L’état-major des armées a dénoncé des accusations sans fondement, puisque les militaires de l’opération barkhane ne sont plus présents dans la capitale malienne depuis 2014. «Ces derniers n’ont pas vocation à y aller et n’ont ni quartier libre ni temps de repos hors des bases opérationnelles», avait-il expliqué. Des propos qui furent à deux doigts de provoquer un incident diplomatique, alors que Paris fait au mieux pour éviter la propagation d’un esprit anti-français au sein des populations locales. Le ministre des Affaires étrangère malien Tibilé Dramé a rapidement désavoué son ambassadeur, le convoquant à Bamako. «J’aimerais bien le voir crapahuter dans le Liptako!», en rit quant à lui le colonel Hogard.
Le problème politique reste à régler
Pourtant, la voix de notre interlocuteur se fait de nouveau grave face aux problèmes politiques maliens qui ne semblent guère trouver d’issue. Si l’engagement des légionnaires «en leur laissant la capacité à agir librement dans leur zone de chasse» est pour lui un facteur d’optimisme, l’équilibre politique dans cette région qu’il connaît bien lui semble pour le moins fragile:
«Qu’on en foute plein la figure aux GAT, à la fois mafieux et terroristes, c’est très bien, mais ça ne peut pas se substituer à la solution politique qui doit accorder davantage d’autonomie aux populations du Nord. Elles ont été complètement ignorées des retombées des richesses naturelles qui sont sous leurs pieds, c’est ça le problème.»

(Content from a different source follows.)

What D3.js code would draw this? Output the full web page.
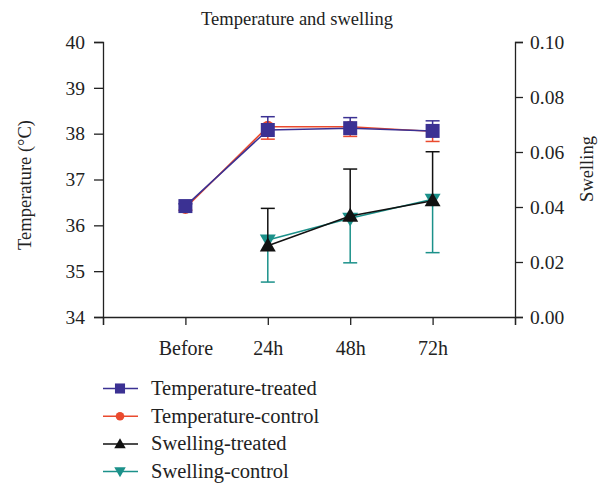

Dans le pays, les tensions ethniques ne sont jamais loin rappelle le colonel Hogard: «nous ne pouvons pas entrer dans une guerre ethnique, des populations sédentaires du sud contre les populations nomades"à peau claire" du Nord». La guerre ne se gagnera qu’avec les populations: «et ça ne peut se faire que si ces populations ont un avenir politique et économique qui les intéressent». Ainsi plaide-t-il pour une «nouvelle politique». Afin d’y inciter les alliés du G5 Sahel, le colonel est favorable à la nomination du côté français d’«un haut représentant civil et militaire, qui coiffe à la fois tous les ambassadeurs de la région et la force barkhane.»